AgentRewardBench: Evaluating Automatic Evaluations of Web Agent Trajectories
Xing Han Lù, Amirhossein Kazemnejad, Nicholas Meade, Arkil Patel, Dongchan Shin, Alejandra Zambrano, Karolina Stańczak, Peter Shaw, Christopher J. Pal, Siva Reddy
2025-04-15
Summary
This paper talks about AgentRewardBench, a new benchmark designed to test how well large language models (LLMs) can automatically judge the performance of web agents—software that completes tasks online, like shopping or posting on forums.
What's the problem?
The problem is that current automatic evaluation methods, especially rule-based systems, often don't accurately measure whether a web agent has really succeeded at its task. These rule-based methods can miss important details and usually underreport how well the agents are actually doing, which means researchers and developers might not get a true sense of an agent's abilities.
What's the solution?
The researchers created AgentRewardBench, which includes over a thousand examples of web agents performing different tasks.
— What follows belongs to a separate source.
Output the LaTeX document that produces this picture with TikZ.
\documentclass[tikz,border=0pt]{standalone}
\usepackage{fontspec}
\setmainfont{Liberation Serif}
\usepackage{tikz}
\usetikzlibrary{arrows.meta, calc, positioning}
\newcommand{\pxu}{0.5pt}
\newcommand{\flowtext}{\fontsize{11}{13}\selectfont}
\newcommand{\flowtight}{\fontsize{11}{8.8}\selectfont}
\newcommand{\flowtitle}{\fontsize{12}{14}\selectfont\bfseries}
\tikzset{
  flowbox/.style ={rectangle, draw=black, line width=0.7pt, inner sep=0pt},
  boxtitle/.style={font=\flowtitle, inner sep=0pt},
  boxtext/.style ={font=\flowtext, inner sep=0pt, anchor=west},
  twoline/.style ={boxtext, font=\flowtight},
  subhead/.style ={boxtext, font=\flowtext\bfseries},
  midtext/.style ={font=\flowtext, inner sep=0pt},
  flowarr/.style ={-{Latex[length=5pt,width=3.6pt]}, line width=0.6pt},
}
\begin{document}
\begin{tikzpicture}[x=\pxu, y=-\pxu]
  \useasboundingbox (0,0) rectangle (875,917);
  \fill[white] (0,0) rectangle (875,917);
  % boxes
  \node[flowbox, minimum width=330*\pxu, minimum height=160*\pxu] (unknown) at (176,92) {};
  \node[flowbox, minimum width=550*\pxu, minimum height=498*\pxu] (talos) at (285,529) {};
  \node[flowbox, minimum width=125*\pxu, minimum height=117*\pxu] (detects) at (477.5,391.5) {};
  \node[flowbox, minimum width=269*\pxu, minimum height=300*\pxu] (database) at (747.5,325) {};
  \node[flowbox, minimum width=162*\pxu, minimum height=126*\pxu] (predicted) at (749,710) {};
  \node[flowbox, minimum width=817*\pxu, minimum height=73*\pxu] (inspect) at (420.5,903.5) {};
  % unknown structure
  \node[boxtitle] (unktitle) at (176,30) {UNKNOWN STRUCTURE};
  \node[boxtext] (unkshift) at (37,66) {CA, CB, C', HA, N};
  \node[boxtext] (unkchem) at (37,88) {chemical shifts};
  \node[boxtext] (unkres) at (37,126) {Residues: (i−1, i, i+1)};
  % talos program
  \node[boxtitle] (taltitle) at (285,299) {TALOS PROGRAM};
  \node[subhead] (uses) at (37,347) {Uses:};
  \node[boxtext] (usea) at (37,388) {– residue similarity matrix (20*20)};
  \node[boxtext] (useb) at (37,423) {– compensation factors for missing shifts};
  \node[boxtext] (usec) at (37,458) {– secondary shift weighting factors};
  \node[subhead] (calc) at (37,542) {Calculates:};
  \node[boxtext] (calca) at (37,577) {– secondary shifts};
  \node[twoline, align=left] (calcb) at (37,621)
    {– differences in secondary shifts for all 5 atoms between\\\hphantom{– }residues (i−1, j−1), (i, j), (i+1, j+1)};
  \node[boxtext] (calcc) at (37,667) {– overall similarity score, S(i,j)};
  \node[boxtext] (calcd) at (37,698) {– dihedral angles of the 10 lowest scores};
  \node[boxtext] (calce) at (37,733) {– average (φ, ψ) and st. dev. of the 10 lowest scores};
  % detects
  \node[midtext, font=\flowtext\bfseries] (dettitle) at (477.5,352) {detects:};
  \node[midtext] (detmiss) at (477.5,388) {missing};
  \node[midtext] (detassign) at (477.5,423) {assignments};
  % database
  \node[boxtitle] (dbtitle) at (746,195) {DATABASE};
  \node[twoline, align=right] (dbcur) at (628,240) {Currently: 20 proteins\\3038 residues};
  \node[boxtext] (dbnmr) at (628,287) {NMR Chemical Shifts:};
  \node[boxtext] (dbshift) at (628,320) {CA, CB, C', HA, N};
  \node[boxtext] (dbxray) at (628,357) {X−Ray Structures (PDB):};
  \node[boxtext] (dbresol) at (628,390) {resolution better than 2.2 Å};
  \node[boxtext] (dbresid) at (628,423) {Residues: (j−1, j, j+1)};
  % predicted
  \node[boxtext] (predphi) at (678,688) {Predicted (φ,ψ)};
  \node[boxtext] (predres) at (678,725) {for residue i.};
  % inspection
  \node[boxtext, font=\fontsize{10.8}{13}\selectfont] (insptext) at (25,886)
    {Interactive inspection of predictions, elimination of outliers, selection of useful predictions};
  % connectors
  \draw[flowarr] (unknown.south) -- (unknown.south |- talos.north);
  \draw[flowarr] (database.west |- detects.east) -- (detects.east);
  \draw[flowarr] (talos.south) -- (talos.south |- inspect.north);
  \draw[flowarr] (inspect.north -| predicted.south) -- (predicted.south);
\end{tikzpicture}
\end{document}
Each example is carefully reviewed by experts to set a standard for what success looks like. Then, they use this benchmark to compare how well different LLMs and rule-based methods judge the agents' performance, showing where the automatic systems fall short and which LLMs are more reliable for certain types of tasks.
Why it matters?
This work matters because it helps improve the way we test and trust AI agents that work on the web. By finding better ways to automatically evaluate these agents, AgentRewardBench can lead to smarter, more reliable AI systems that people can count on for real-world online tasks.
Abstract
AgentRewardBench is a benchmark evaluating the effectiveness of LLMs in assessing web agent performance, showing that rule-based methods may underreport success.